The joke works especially well because Collins was so famous as a practitioner of “sensation fiction”: novels that unashamedly thrilled the reader. Plenty of his contemporaries would have known about HL Mensel’s attack on his writing (specifically in The Woman in White) for “preaching to the nerves instead of the judgment”.
. . . .
If you were a reader in 1868, enjoying this in weekly instalments in the magazine All the Year Round, you would have to wait seven anxious days before you could learn more, when Betteredge would continue to bounce you from cliffhanger to cliffhanger. It’s fascinating to look at the original timetable of the instalments and see how Collins engineered intrigue each week.

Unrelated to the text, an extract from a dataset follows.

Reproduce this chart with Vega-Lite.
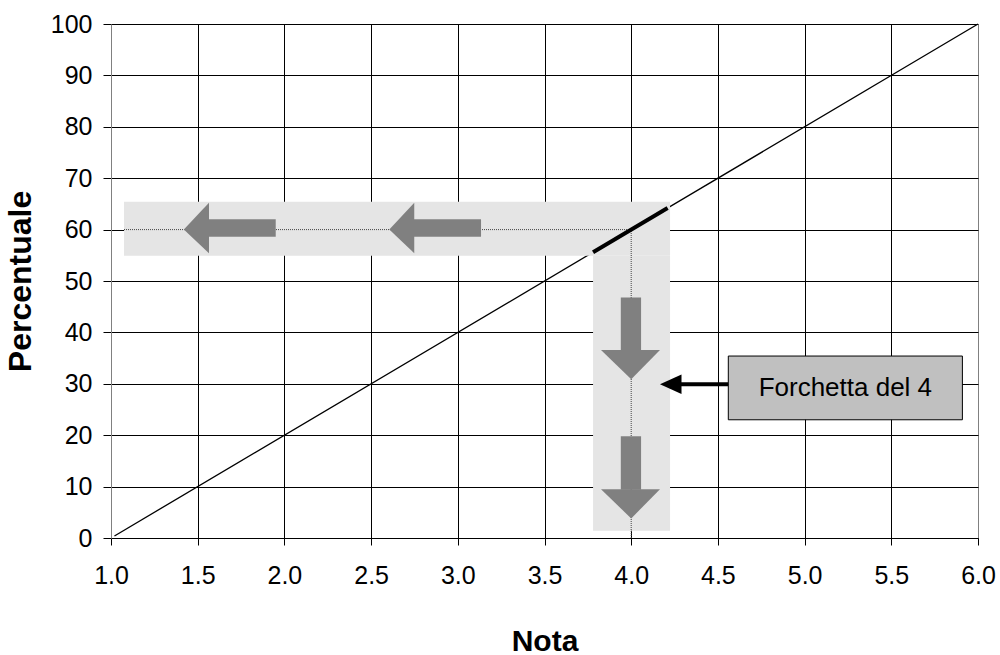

The second episode finishes with Franklin outlining a conspiracy to “frightened” Betteredge; the third closes at midnight with Betteredge suspecting he has “disturbed the three Indians, lurking about the house”. (But he isn’t certain. And you have to wait a week to find out what’s really happened.) Part four ends as a dinner party begins, just before characters you sense are important can be introduced. And part five closes with the wonderful teaser: “The next thing to tell is the story of the night.”
And so on. Combine that with the intriguing detective mystery, dark secrets and the perils out on the lavishly described “shivering sands”, you can understand why Collins was considered a master at keeping readers wanting more. Even today, reading the book in one volume, the suspense and intrigue remain electric.